> _Task goal_: Quote, line for line, the entries from the first through the one containing "controls +(-14,-8) and". Pictures are left out.

> _Data excerpts_:
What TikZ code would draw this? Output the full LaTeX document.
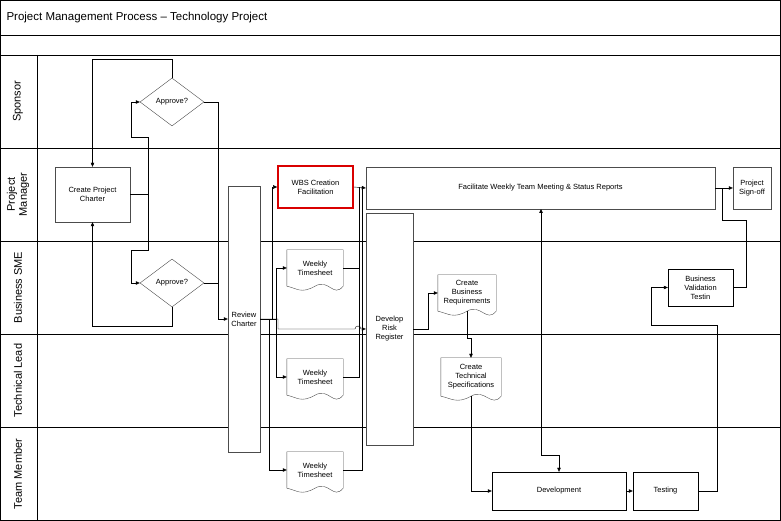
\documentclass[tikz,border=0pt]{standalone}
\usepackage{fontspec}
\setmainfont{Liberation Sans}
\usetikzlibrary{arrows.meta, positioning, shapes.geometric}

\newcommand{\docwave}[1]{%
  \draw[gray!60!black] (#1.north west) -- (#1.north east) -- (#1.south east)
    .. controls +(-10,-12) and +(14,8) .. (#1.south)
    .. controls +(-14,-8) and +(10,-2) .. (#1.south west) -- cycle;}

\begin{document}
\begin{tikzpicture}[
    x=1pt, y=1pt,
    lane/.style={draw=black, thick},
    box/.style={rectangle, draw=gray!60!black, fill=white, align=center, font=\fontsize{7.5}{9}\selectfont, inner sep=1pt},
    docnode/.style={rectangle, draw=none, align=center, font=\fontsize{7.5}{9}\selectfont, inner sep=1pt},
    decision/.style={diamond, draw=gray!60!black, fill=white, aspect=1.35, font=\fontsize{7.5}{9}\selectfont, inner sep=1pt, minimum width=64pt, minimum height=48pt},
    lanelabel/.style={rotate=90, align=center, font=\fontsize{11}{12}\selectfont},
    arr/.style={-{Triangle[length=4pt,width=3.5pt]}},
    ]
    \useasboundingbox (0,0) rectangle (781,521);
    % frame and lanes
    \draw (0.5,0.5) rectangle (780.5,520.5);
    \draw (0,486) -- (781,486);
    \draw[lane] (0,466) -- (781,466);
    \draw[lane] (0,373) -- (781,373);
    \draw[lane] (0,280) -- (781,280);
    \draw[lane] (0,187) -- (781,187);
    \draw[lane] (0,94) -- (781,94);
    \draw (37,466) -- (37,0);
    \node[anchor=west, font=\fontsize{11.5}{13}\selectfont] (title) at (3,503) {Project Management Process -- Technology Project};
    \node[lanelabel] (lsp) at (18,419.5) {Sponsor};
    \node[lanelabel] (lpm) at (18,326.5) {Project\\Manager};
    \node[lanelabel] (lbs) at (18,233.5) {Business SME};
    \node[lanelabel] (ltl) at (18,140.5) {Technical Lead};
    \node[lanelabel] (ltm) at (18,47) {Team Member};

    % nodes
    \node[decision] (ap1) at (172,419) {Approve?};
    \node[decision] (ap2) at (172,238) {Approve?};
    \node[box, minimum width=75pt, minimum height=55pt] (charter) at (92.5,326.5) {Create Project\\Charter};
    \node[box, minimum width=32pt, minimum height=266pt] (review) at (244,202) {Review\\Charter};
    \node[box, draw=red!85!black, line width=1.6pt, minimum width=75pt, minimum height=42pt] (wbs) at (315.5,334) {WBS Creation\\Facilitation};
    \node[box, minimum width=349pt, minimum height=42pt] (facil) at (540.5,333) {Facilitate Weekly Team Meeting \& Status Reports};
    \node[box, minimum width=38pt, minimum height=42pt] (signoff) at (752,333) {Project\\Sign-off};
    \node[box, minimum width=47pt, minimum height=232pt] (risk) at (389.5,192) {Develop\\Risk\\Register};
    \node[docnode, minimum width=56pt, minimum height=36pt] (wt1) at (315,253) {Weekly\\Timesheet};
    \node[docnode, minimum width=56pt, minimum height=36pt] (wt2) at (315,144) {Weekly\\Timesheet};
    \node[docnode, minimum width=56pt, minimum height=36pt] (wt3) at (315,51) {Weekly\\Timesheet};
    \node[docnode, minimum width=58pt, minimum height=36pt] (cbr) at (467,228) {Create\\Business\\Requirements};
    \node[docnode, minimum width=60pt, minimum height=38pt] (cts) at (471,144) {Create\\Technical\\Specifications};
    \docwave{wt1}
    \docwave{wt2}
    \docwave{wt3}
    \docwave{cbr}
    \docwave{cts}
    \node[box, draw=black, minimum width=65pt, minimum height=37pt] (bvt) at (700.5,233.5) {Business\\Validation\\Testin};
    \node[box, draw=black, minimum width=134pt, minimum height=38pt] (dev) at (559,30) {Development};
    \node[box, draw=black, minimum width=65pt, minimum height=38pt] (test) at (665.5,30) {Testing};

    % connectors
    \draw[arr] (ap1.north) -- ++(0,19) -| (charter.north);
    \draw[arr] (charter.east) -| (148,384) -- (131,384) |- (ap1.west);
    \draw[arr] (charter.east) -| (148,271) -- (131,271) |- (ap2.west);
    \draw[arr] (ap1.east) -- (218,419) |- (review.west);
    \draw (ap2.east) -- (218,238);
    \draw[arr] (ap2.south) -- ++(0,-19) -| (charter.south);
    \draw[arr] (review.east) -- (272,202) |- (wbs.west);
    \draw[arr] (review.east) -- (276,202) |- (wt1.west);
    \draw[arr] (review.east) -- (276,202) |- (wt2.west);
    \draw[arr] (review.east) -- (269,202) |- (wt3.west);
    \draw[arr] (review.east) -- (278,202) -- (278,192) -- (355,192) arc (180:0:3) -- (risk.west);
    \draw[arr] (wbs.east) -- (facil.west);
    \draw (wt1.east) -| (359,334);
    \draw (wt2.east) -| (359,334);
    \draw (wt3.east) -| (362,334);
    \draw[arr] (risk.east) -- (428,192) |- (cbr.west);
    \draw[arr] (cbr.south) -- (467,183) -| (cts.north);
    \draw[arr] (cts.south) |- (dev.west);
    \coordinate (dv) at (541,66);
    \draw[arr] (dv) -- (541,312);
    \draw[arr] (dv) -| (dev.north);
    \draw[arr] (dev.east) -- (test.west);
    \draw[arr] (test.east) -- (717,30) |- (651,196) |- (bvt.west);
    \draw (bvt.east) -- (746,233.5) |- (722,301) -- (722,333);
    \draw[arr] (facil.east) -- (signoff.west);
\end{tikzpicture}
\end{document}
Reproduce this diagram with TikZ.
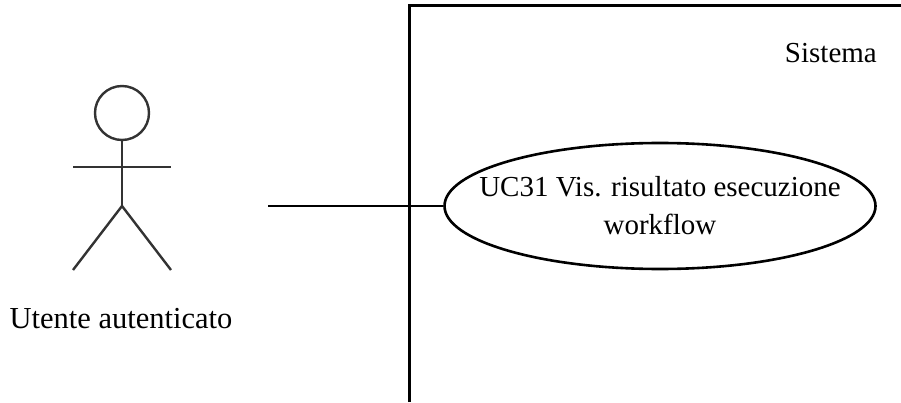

> _Full response_:
What TikZ code would draw this? Output the full LaTeX document.
\documentclass[tikz,border=0pt]{standalone}
\usepackage{fontspec}
\setmainfont{Liberation Sans}
\usetikzlibrary{arrows.meta, positioning, shapes.geometric}

\newcommand{\docwave}[1]{%
  \draw[gray!60!black] (#1.north west) -- (#1.north east) -- (#1.south east)
    .. controls +(-10,-12) and +(14,8) .. (#1.south)
    .. controls +(-14,-8) and +(10,-2) .. (#1.south west) -- cycle;}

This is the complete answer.